Similarly, while Jesus did have strong words of warning and condemnation against those who were promoting sinful behavior (often under the guise of “religion”), His purpose was not the destruction of individuals.  Instead, He came for lost people, as Paul wrote to Timothy:

Here is a trustworthy saying that deserves full acceptance: Christ Jesus came into the world to save sinners—of whom I am the worst.
1 Timothy 1:15 NIV

As a fellow member of humankind, I understand the temptation to push back against people for a lot of reasons:

  • There are those who just irritate or offend me, and about whom few people (at least, outside of the direction of Jesus) would judge me if I chose to seek revenge.
  • There are those whose beliefs in Jesus don’t fully match my own.  Even as those people seek to follow Jesus, their interpretation of specific doctrinal issues may contradict what I believe.
  • There are those who demonstrate behavior that is clearly evil, or – worse yet – try and teach others to practice the same destructive behaviors.

I also realize that I have – from the perspective of righteousness – struck out against people in various categories like this, whether that be venting about my frustration with them to others, or in speaking out against them (rather than politely explaining my disagreement with their behavior or their beliefs).

Looking at the example of Jesus, it seems that we (including myself) are called to speak the truth about righteousness and sin, and to get the word out about a better life.  Within the body of Christ, it is appropriate to study doctrine and discern the most accurate understanding of God’s truth.

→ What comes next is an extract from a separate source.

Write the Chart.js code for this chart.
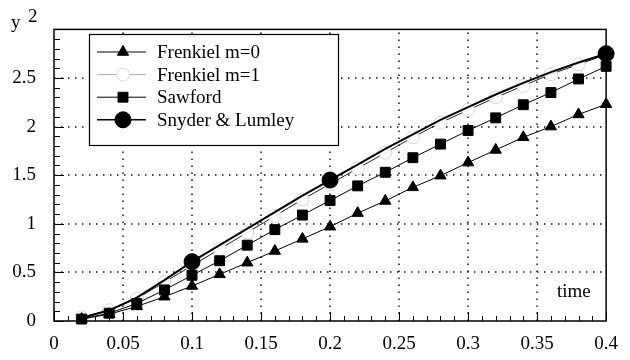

However, if we seek to limit our actions to only trying to drive sin out of a fallen world, rather than rescuing people who are trapped in that sin, I think that we have missed the point.  What if we, like Jesus, focused on rescuing lost souls from the sin-polluted world that we live in, showing them a better way?  If we did so, I suspect that there would still be conflict between good and evil, and that Christians would be leading efforts to obtain justice for those who are oppressed.  However, the underlying conflict between the saved and the lost would begin to dissipate, as those who had found the cure for sin’s effects shared it with those who so desperately need it.  Then, upon learning of the better life that Jesus offers, all could fight against the sin that continues to hurt their fellow human beings.

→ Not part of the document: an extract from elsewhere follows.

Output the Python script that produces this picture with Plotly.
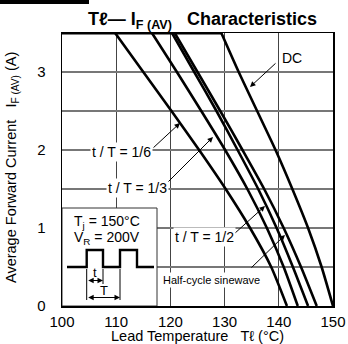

Won’t you join me in promoting the unity of bringing lost people to Jesus the Savior, today?  No truth ever has to be compromised.  No evil ever has to be called good.  Only the focus changes, from the sin to the soul.


Scripture taken from the Holy Bible, NEW INTERNATIONAL VERSION®, NIV® Copyright © 1973, 1978, 1984, 2011 by Biblica, Inc.® Used by permission. All rights reserved worldwide.

2 thoughts on “Against Everyone?”

  1. Of late, a major tactic of so many in disagreement with another’s position on a topic is to shut them down and prevent them from presenting their point. May we, as disciples of Jesus, always be gracious enough to hear the other point, AND present a reasoned, Christ-like explanation of His ways. To do that we need to be listeners to others, then LEAD them respectfully to Jesus, rather than trying to DRIVE them to Him. After once trying to help my uncle move some sheep from the pasture to the barnyard for shearing, I’ve come to really appreciate Jesus’ use of sheep as a comparison to people. Jesus spoke of the shepherd leading the sheep. My uncle’s sheep were not used to a shepherd as they were in a fenced pasture with lots to eat without having to be led to places with some grass to eat. So, we had to drive them from behind, and that is nearly impossible with sheep! He even tried to pull the main ram sheep ahead hoping the others would follow, but that didn’t work either. (We did finally get them to the barnyard.) We need to be leaders of people as Jesus was, because driving them IS impossible! — As someone has said, “A man convinced against his will, is of the same opinion still.”

    Also, John 3:17 agrees well with 1 Timothy 1:15 that Jesus didn’t come to condemn us, but to save us. Along the same line of thought, Romans 8:1 tells us that there is no condemnation for those who are in Christ Jesus.